My MacBook battery seems to be on its last legs. I ran the battery all the way down and back up again to calibrate it, but there was no joy. Essentially my computer thinks there’s no battery left when it’s still half-full, and resets without warning when not plugged in to the AC adapter.

This in turn has led to random crashing of Parallels while I’m running Vista and WKO+, the net effect being that my Windows machine stopped starting up while I was on the road last week. Naturally, I hadn’t taken the portable drive I normally back up to every day with me, nor did I have the Vista install disk with me either.

So after racing about 3.5 hours of Philly, until I felt like I was wearing a full-face motorcycling helmet and pedaling with my hands, I drove 5 hours home and wrestled with my computer until 3 am. I was up at 8 and back at it, until Janice and I left at 9 to head back up to her place in Portland, Maine for the week.

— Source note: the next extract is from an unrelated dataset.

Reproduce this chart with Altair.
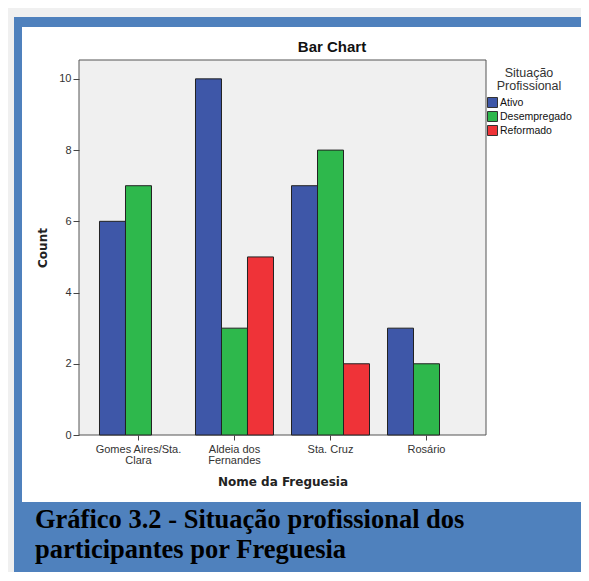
import json
import altair as alt
import pandas as pd

# ---- data ----
freguesias = ["Gomes Aires/Sta. Clara", "Aldeia dos Fernandes", "Sta. Cruz", "Rosário"]
tick_labels = [["Gomes Aires/Sta.", "Clara"], ["Aldeia dos", "Fernandes"], ["Sta. Cruz"], ["Rosário"]]
situacoes = ["Ativo", "Desempregado", "Reformado"]
ativo = [6, 10, 7, 3]
desempregado = [7, 3, 8, 2]
reformado = [0, 5, 2, 0]
colors = ["#3e57a8", "#2eb84c", "#ef3338"]
y_ticks = [0, 2, 4, 6, 8, 10]
chart_title = "Bar Chart"
legend_title = ["Situação", "Profissional"]
caption = ["Gráfico 3.2 - Situação profissional dos", "participantes por Freguesia"]

rows = []
for i, f in enumerate(freguesias):
    for s, vals in zip(situacoes, [ativo, desempregado, reformado]):
        if vals[i] > 0:
            rows.append({"freguesia": f, "situacao": s, "count": vals[i]})
df = pd.DataFrame(rows)
one = pd.DataFrame({"k": [0]})

W, H = 407, 375
PAD_L, PAD_T, PAD_R, PAD_B = 71, 52, 95, 137
label_map = json.dumps({f: t for f, t in zip(freguesias, tick_labels)}, ensure_ascii=False)

bars = alt.Chart(df).mark_bar(stroke="#222222", strokeWidth=1).encode(
    x=alt.X(
        "freguesia:N",
        sort=freguesias,
        scale=alt.Scale(domain=freguesias, paddingInner=0.1875, paddingOuter=0.2135),
        axis=alt.Axis(
            title="Nome da Freguesia",
            titleFont="DejaVu Sans", titleFontWeight="bold", titleFontSize=12, titleColor="#222222",
            titleY=46, titleBaseline="middle",
            labelExpr=label_map + "[datum.value]",
            labelAngle=0, labelFont="Liberation Sans", labelFontSize=11, labelColor="#333333",
            labelLineHeight=11, labelPadding=3, labelBaseline="top",
            tickSize=5, tickColor="#444444", domain=False, grid=False, zindex=1,
        ),
    ),
    xOffset=alt.XOffset("situacao:N", scale=alt.Scale(domain=situacoes, paddingInner=0, paddingOuter=0)),
    y=alt.Y(
        "count:Q",
        scale=alt.Scale(domain=[0, 10.53], nice=False, zero=True),
        axis=alt.Axis(
            values=y_ticks, title="Count",
            titleFont="DejaVu Sans", titleFontWeight="bold", titleFontSize=12, titleColor="#222222",
            titleX=-37, titleY=H / 2, titleAngle=270, titleBaseline="middle", titleAlign="center",
            labelFont="Liberation Sans", labelFontSize=11, labelColor="#333333", labelPadding=2,
            tickSize=6, tickColor="#444444", domain=False, grid=False, zindex=1,
        ),
    ),
    color=alt.Color(
        "situacao:N",
        scale=alt.Scale(domain=situacoes, range=colors),
        title=legend_title,
        legend=alt.Legend(
            orient="none", legendX=408, legendY=7, padding=0,
            titleFont="Liberation Sans", titleFontSize=12.5, titleFontWeight="normal", titleColor="#333333",
            titleAnchor="middle", titleAlign="center", titleLineHeight=12.5, titlePadding=5,
            labelFont="Liberation Sans", labelFontSize=10.5, labelColor="#111111", labelOffset=2,
            symbolType="square", symbolSize=100, symbolStrokeColor="#333333", symbolStrokeWidth=1,
            symbolOpacity=1, rowPadding=-1, zindex=1,
        ),
    ),
)

blue_frame = alt.Chart(one).mark_rect(fill="#4f81bd").encode(
    x=alt.value(-65), x2=alt.value(520), y=alt.value(-43), y2=alt.value(530)
)
white_panel = alt.Chart(one).mark_rect(fill="#ffffff").encode(
    x=alt.value(-57), x2=alt.value(520), y=alt.value(-33), y2=alt.value(442)
)
plot_bg = alt.Chart(one).mark_rect(fill="#f0f0f0", stroke="#555555", strokeWidth=1).encode(
    x=alt.value(0), x2=alt.value(W), y=alt.value(0), y2=alt.value(H)
)
title = alt.Chart(one).mark_text(
    text=chart_title, font="Liberation Sans", fontWeight="bold", fontSize=15,
    align="center", baseline="middle", color="#111111",
).encode(x=alt.value(253), y=alt.value(-13))
cap = alt.Chart(one).mark_text(
    text=caption, font="Liberation Serif", fontWeight="bold", fontSize=26.5,
    align="left", baseline="alphabetic", lineHeight=30, color="#000000",
).encode(x=alt.value(-44), y=alt.value(468))

chart = alt.layer(blue_frame, white_panel, plot_bg, bars, title, cap).properties(
    width=W, height=H,
    padding={"left": PAD_L, "top": PAD_T, "right": PAD_R, "bottom": PAD_B},
    autosize=alt.AutoSizeParams(type="none"),
    background="#f0f0f0",
).configure_view(stroke="transparent")

chart.save("out.html", embed_options={"renderer": "svg", "actions": False})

Instead of riding or coaching, I spent my day trying to make my computer work.

Here’s how I solved it: I was able to start up from the Vista disk, but could not repair the start up issues. I did a clean install and prayed that the old OS data would still be there the way it is on the Mac. It took me a while to find it, but it was there, and I was able to track down all the old WKO+ files.

What I didn’t want to have to do, however, was reinstall all the software and have to bother Hunter at CyclingPeaks for a new serial number. Instead, I copied all the WKO files to my Mac desktop from the PC side, started up the most recent back up I had from before my last trip started, made sure that was running OK, and then imported the WKO files I needed back into that version of the PC. Voila, c’est bon. It only took me a few attempts to figure out it would work and get the order of operations correct to pull it off.

How would you have done it?

Philly went just like all the reports said it did. I had free reign from the team to get myself to the finish, but with that heat, it didn’t matter how good my legs were. I couldn’t lay in the shady grass under a tree doing nothing but relaxing for 6 hours in heat like that and survive. There was no way I was going to be able to pedal my bike for that amount of time. We weren’t even going that hard, I’m not an efficient enough human being to take in more fluid, electrolytes, and calories than I burn. I just pay too high a cost for cooling in those conditions, and I was not long for that race. 85 miles or so and I was cramping and on my way to the team car.

Next up: Harlem. Love that race. Love.